Die IG Metall fordert arbeits- und strukturpolitische Maßnahmen. "Wir wollen mit allen Beschäftigten durch die Krise kommen. Dazu brauchen wir eine Verlängerung der Regelungen zur Kurzarbeit im Schiffbau, aber auch in anderen Branchen wie der Flugzeugindustrie", so der IG Metall-Bezirksleiter. Für die Unternehmen müsse gelten: Kurzarbeit und tarifliche Arbeitszeitverkürzungen statt Entlassungen sowie Festanstellungen statt Leiharbeit und Werkverträge. "Den Arbeitgebern sagen wir deutlich: Wer Tarifverträge angreift oder Stammarbeitsplätze gegen billigere Werkverträge austauschen will, wird auf unseren Widerstand stoßen."
Gesamtstrategie fehlt
Eine Chance für die Branche sieht die IG Metall im Klimaschutz. "Mit klimafreundlichen Antrieben und Technologien lässt sich Arbeit auf Werften und bei Zulieferern sichern. Eine von der EU unterstützte Erneuerung der Fährflotte kann für mehr Nachfrage im europäischen Binnenmarkt sorgen", erläuterte Friedrich. "Staatliche Förderung muss für Arbeit und Wertschöpfung bei uns sorgen. Die Reeder, die mit öffentlichen Finanzierungen überwiegend in Südostasien bestellen, müssen dafür stärker in die Pflicht genommen werden."

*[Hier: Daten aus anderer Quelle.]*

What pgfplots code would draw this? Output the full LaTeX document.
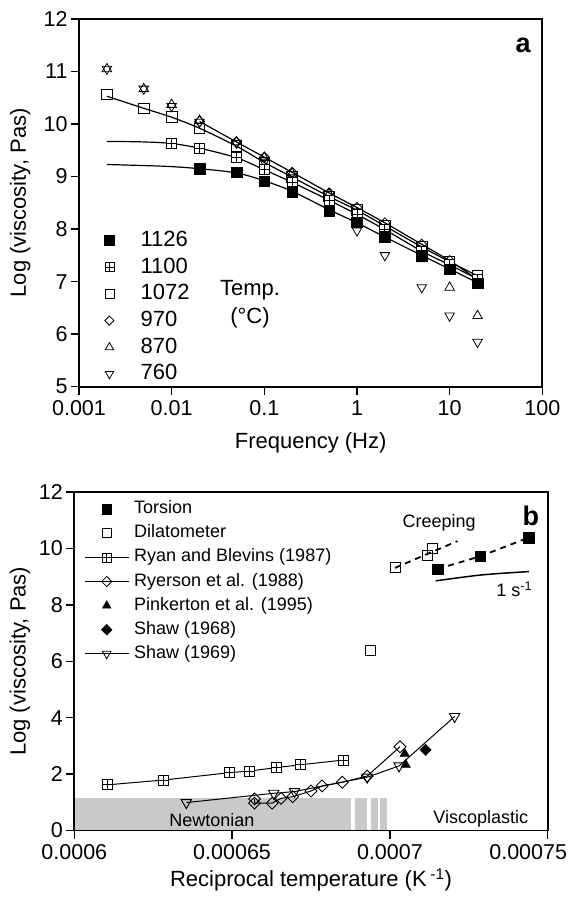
\documentclass[border=0pt]{standalone}
\usepackage{fontspec}
\setmainfont{Liberation Sans}
\usepackage{pgfplots}
\pgfplotsset{compat=1.18}
\usetikzlibrary{plotmarks}
\pgfdeclareplotmark{boxplus}{%
 \pgfpathrectangle{\pgfqpoint{-\pgfplotmarksize}{-\pgfplotmarksize}}{\pgfqpoint{2\pgfplotmarksize}{2\pgfplotmarksize}}%
 \pgfusepathqfillstroke
 \pgfpathmoveto{\pgfqpoint{-\pgfplotmarksize}{0pt}}\pgfpathlineto{\pgfqpoint{\pgfplotmarksize}{0pt}}%
 \pgfpathmoveto{\pgfqpoint{0pt}{-\pgfplotmarksize}}\pgfpathlineto{\pgfqpoint{0pt}{\pgfplotmarksize}}%
 \pgfusepathqstroke}
\pgfplotsset{
 myax/.style={scale only axis,
  axis line style={line width=1.8pt},
  tick style={black, line width=1.5pt},
  tick align=outside, major tick length=8pt, minor tick length=0pt,
  tick pos=left,
  tick label style={font=\fontsize{21.5}{26}\selectfont},
  xticklabel style={yshift=-2.5pt},
  /pgf/number format/assume math mode=true,
  legend cell align=left,
 },
}
\begin{document}
\begin{tikzpicture}
\useasboundingbox (0,0) rectangle (573pt,-897pt);
% ---------------- panel a
\begin{axis}[myax, at={(79pt,-386.7pt)}, anchor=south west,
 width=463.3pt, height=367.7pt,
 xmode=log, xmin=0.001, xmax=100, ymin=5, ymax=12,
 xtick={0.001,0.01,0.1,1,10,100}, xticklabels={0.001,0.01,0.1,1,10,100},
 ytick={5,6,7,8,9,10,11,12},
 xlabel={Frequency (Hz)}, ylabel={Log (viscosity, Pas)},
 every axis x label/.style={at={(axis description cs:0.5,-0.153)}, anchor=center, font=\fontsize{22}{26}\selectfont},
 every axis y label/.style={at={(axis description cs:-0.127,0.5)}, anchor=center, rotate=90, font=\fontsize{22}{26}\selectfont},
 legend style={at={(axis description cs:0.054,0.4254)}, anchor=north west, draw=none, fill=none,
   font=\fontsize{22}{26}\selectfont, inner sep=0pt,
   nodes={inner sep=0pt, text height=16pt, text depth=4pt},
   row sep=6.7pt, column sep=26pt},
 legend image code/.code={\draw[mark repeat=2, mark phase=2, #1] plot coordinates {(0pt,0pt)(12pt,0pt)(24pt,0pt)};},
]
\addlegendimage{only marks, mark=square*, mark size=5.2pt, mark options={fill=black, draw=black, line width=0.8pt}}
\addlegendentry{1126}
\addlegendimage{only marks, mark=boxplus, mark size=4.5pt, mark options={fill=white, draw=black, line width=0.8pt}}
\addlegendentry{1100}
\addlegendimage{only marks, mark=square, mark size=4.5pt, mark options={fill=white, draw=black, line width=0.8pt}}
\addlegendentry{1072}
\addlegendimage{only marks, mark=square, mark size=3.2pt, mark options={fill=white, draw=black, line width=0.8pt, rotate=45}}
\addlegendentry{970}
\addlegendimage{only marks, mark=triangle, mark size=4.8pt, mark options={fill=white, draw=black, line width=0.8pt}}
\addlegendentry{870}
\addlegendimage{only marks, mark=triangle, mark size=4.8pt, mark options={fill=white, draw=black, line width=0.8pt, rotate=180}}
\addlegendentry{760}
% fitted lines
\addplot[forget plot, black, line width=1.2pt, smooth] coordinates {(0.002,9.23)(0.005,9.21)(0.01,9.19)(0.02,9.15)(0.05,9.07)(0.1,8.92)(0.2,8.72)(0.5,8.37)(1,8.12)(2,7.85)(5,7.50)(10,7.24)(20,6.98)};
\addplot[forget plot, black, line width=1.2pt, smooth] coordinates {(0.002,9.67)(0.005,9.66)(0.01,9.63)(0.02,9.54)(0.05,9.36)(0.1,9.13)(0.2,8.89)(0.5,8.55)(1,8.28)(2,7.99)(5,7.58)(10,7.32)(20,7.05)};
\addplot[forget plot, black, line width=1.2pt, smooth] coordinates {(0.002,10.53)(0.005,10.30)(0.01,10.13)(0.02,9.92)(0.05,9.58)(0.1,9.27)(0.2,8.99)(0.5,8.62)(1,8.36)(2,8.06)(5,7.66)(10,7.38)(20,7.11)};
\addplot[forget plot, black, line width=1.2pt, smooth] coordinates {(0.02,10.05)(0.05,9.66)(0.1,9.37)(0.2,9.08)(0.5,8.69)(1,8.41)(2,8.12)(5,7.71)(10,7.40)(20,7.04)};
% markers
\addplot[forget plot, only marks, mark=triangle, mark size=5.5pt, mark options={fill=white, draw=black, line width=0.8pt, rotate=180}] coordinates {(0.002,11.05)(0.005,10.67)(0.01,10.34)(0.02,10.04)(0.05,9.64)(0.1,9.28)(0.2,8.98)(0.5,8.50)(1,7.97)(2,7.50)(5,6.89)(10,6.35)(20,5.85)};
\addplot[forget plot, only marks, mark=triangle, mark size=5.5pt, mark options={fill=white, draw=black, line width=0.8pt}] coordinates {(0.002,11.05)(0.005,10.67)(0.01,10.37)(0.02,10.07)(0.05,9.66)(0.1,9.36)(0.2,9.06)(0.5,8.67)(1,8.31)(2,7.96)(5,7.43)(10,6.89)(20,6.35)};
\addplot[forget plot, only marks, mark=square, mark size=3.6pt, mark options={fill=white, draw=black, line width=0.8pt, rotate=45}] coordinates {(0.02,10.05)(0.05,9.66)(0.1,9.37)(0.2,9.08)(0.5,8.69)(1,8.41)(2,8.12)(5,7.71)(10,7.40)(20,7.04)};
\addplot[forget plot, only marks, mark=square, mark size=5.3pt, mark options={fill=white, draw=black, line width=0.9pt}] coordinates {(0.002,10.56)(0.005,10.30)(0.01,10.13)(0.02,9.92)(0.05,9.58)(0.1,9.27)(0.2,8.99)(0.5,8.62)(1,8.36)(2,8.06)(5,7.66)(10,7.38)(20,7.11)};
\addplot[forget plot, only marks, mark=boxplus, mark size=5.0pt, mark options={fill=white, draw=black, line width=0.9pt}] coordinates {(0.01,9.63)(0.02,9.54)(0.05,9.36)(0.1,9.13)(0.2,8.89)(0.5,8.55)(1,8.28)(2,7.99)(5,7.58)(10,7.32)(20,7.05)};
\addplot[forget plot, only marks, mark=square*, mark size=5.3pt, mark options={fill=black, draw=black}] coordinates {(0.02,9.15)(0.05,9.08)(0.1,8.91)(0.2,8.71)(0.5,8.34)(1,8.13)(2,7.85)(5,7.49)(10,7.24)(20,6.97)};
\node[align=center, font=\fontsize{22}{28}\selectfont] at (axis cs:0.07,6.58) {Temp.\\(°C)};
\node[font=\fontsize{27}{30}\selectfont\bfseries] at (axis cs:62,11.49) {a};
\end{axis}
% ---------------- panel b
\begin{axis}[myax, at={(74.3pt,-830.5pt)}, anchor=south west,
 width=473.4pt, height=338.5pt, axis on top,
 xmin=0.0006, xmax=0.00075, ymin=0, ymax=12,
 scaled x ticks=false,
 xtick={0.0006,0.00065,0.0007,0.00075},
 xticklabels={0.0006,0.00065,0.0007,\hbox to 0pt{\hss 0.00075\hss\kern 39pt}},
 ytick={0,2,4,6,8,10,12},
 xlabel={Reciprocal temperature (K\,\textsuperscript{-1})}, ylabel={Log (viscosity, Pas)},
 every axis x label/.style={at={(axis description cs:0.5,-0.146)}, anchor=center, font=\fontsize{22}{26}\selectfont},
 every axis y label/.style={at={(axis description cs:-0.1147,0.5)}, anchor=center, rotate=90, font=\fontsize{22}{26}\selectfont},
 legend style={at={(axis description cs:0.0205,0.9764)}, anchor=north west, draw=none, fill=none,
   font=\fontsize{18}{22}\selectfont, inner sep=0pt,
   nodes={inner sep=0pt, text height=13.5pt, text depth=4.5pt},
   row sep=6.1pt, column sep=5pt},
 legend image code/.code={\draw[mark repeat=2, mark phase=2, #1] plot coordinates {(0pt,0pt)(22pt,0pt)(44pt,0pt)};},
]
\addlegendimage{only marks, mark=square*, mark size=4.8pt, mark options={fill=black, draw=black}}
\addlegendentry{Torsion}
\addlegendimage{only marks, mark=square, mark size=4.5pt, mark options={fill=white, draw=black, line width=0.8pt}}
\addlegendentry{Dilatometer}
\addlegendimage{black, line width=1pt, mark=boxplus, mark size=4.5pt, mark options={fill=white, draw=black, line width=0.8pt}}
\addlegendentry{Ryan and Blevins (1987)}
\addlegendimage{black, line width=1pt, mark=square, mark size=3.6pt, mark options={fill=white, draw=black, line width=0.8pt, rotate=45}}
\addlegendentry{Ryerson et al. (1988)}
\addlegendimage{only marks, mark=triangle*, mark size=5pt, mark options={fill=black, draw=black}}
\addlegendentry{Pinkerton et al. (1995)}
\addlegendimage{only marks, mark=square*, mark size=3.8pt, mark options={fill=black, draw=black, rotate=45}}
\addlegendentry{Shaw (1968)}
\addlegendimage{black, line width=1pt, mark=triangle, mark size=5pt, mark options={fill=white, draw=black, line width=0.8pt, rotate=180}}
\addlegendentry{Shaw (1969)}
% grey Newtonian region
\addplot[forget plot, fill=black!21, draw=none] coordinates {(0.0006,0)(0.0006,1.14)(0.00068776,1.14)(0.00068776,0)} -- cycle;
\addplot[forget plot, fill=black!21, draw=none] coordinates {(0.0006888,0)(0.0006888,1.14)(0.0006926,1.14)(0.0006926,0)} -- cycle;
\addplot[forget plot, fill=black!21, draw=none] coordinates {(0.0006939,0)(0.0006939,1.14)(0.0006962,1.14)(0.0006962,0)} -- cycle;
\addplot[forget plot, fill=black!21, draw=none] coordinates {(0.0006968,0)(0.0006968,1.14)(0.000699,1.14)(0.000699,0)} -- cycle;
% Ryan and Blevins
\addplot[forget plot, black, line width=1pt, mark=boxplus, mark size=5pt, mark options={fill=white, draw=black, line width=0.9pt}] coordinates {(0.0006106,1.62)(0.0006283,1.79)(0.0006492,2.05)(0.0006556,2.11)(0.000664,2.23)(0.0006717,2.33)(0.0006854,2.50)};
% Shaw 1969
\addplot[forget plot, black, line width=1pt, mark=triangle, mark size=6pt, mark options={fill=white, draw=black, line width=0.9pt, rotate=180}] coordinates {(0.0006355,0.99)(0.0006632,1.32)(0.0006698,1.38)(0.0006928,1.89)(0.0007029,2.29)(0.0007205,4.04)};
% Ryerson
\addplot[forget plot, black, line width=1pt, mark=square, mark size=4.2pt, mark options={fill=white, draw=black, line width=0.9pt, rotate=45}] coordinates {(0.0006571,1.12)(0.0006571,0.97)(0.0006627,0.97)(0.0006655,1.14)(0.0006692,1.20)(0.000675,1.40)(0.0006785,1.58)(0.0006849,1.71)(0.0006928,1.93)(0.0007032,2.97)};
% Pinkerton
\addplot[forget plot, only marks, mark=triangle*, mark size=5.5pt, mark options={fill=black, draw=black}] coordinates {(0.0007047,2.72)(0.000705,2.33)};
% Shaw 1968
\addplot[forget plot, only marks, mark=square*, mark size=4pt, mark options={fill=black, draw=black, rotate=45}] coordinates {(0.0007113,2.86)};
% creeping lines
\addplot[forget plot, black, line width=1.8pt, dash pattern=on 6pt off 5pt] coordinates {(0.0007016,9.31)(0.0007214,10.26)};
\addplot[forget plot, black, line width=1.8pt, dash pattern=on 6pt off 5pt] coordinates {(0.0007151,9.27)(0.0007286,9.72)(0.0007439,10.38)};
\addplot[forget plot, black, line width=1.5pt, smooth] coordinates {(0.0007145,8.85)(0.000729,9.06)(0.0007441,9.18)};
% Dilatometer
\addplot[forget plot, only marks, mark=square, mark size=5pt, mark options={fill=white, draw=black, line width=0.9pt}] coordinates {(0.0007016,9.31)(0.0007119,9.75)(0.0007135,9.99)(0.0006937,6.39)};
% Torsion
\addplot[forget plot, only marks, mark=square*, mark size=5.3pt, mark options={fill=black, draw=black}] coordinates {(0.0007151,9.27)(0.0007286,9.72)(0.0007439,10.38)};
\node[font=\fontsize{18}{22}\selectfont] at (axis cs:0.0007156,10.91) {Creeping};
\node[font=\fontsize{18}{22}\selectfont] at (axis cs:0.0007394,8.54) {1 s\textsuperscript{-1}};
\node[font=\fontsize{18}{22}\selectfont] at (axis cs:0.0006436,0.37) {Newtonian};
\node[font=\fontsize{18}{22}\selectfont] at (axis cs:0.0007288,0.43) {Viscoplastic};
\node[font=\fontsize{27}{30}\selectfont\bfseries] at (axis cs:0.0007447,11.15) {b};
\end{axis}
\end{tikzpicture}
\end{document}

Die Gewerkschaft mahnt zudem eine Perspektive für den Marineschiffbau in Deutschland an. "Es wird viel über Konsolidierung geredet, aber es fehlt nach wie vor ein Dialog über die Gesamtstrategie, bei dem es auch um die Beschäftigten und Standorte geht", so Friedrich. Entscheidend für die Branche sei, dass die angekündigten Aufträge zügig umgesetzt werden und nicht an einer bürokratischen Vergabepraxis scheitern. "Auch die kleinen Reparaturwerften an den Marine-Standorten dürfen nicht verloren gehen."
Allein auf den Werften sind seit Beginn der Pandemie mehr als 1000 Arbeitsplätze verloren gegangen. Weitere 5600 sind nach Berechnungen der Gewerkschaft derzeit akut bedroht, hinzukommen Hunderte bei Zulieferern. In den vergangenen Jahren hatte sich die Branche stabilisiert. Der Spezialschiffbau, insbesondere der Passagierschiffbau, sorgte bis Anfang vergangenen Jahres sogar für einen leichten Aufbau an Beschäftigung. In der letzten Schiffbauumfrage, der jährlichen Befragung von Betriebsräten im Auftrag der IG Metall, zählten die Werften 18.115 Beschäftigte.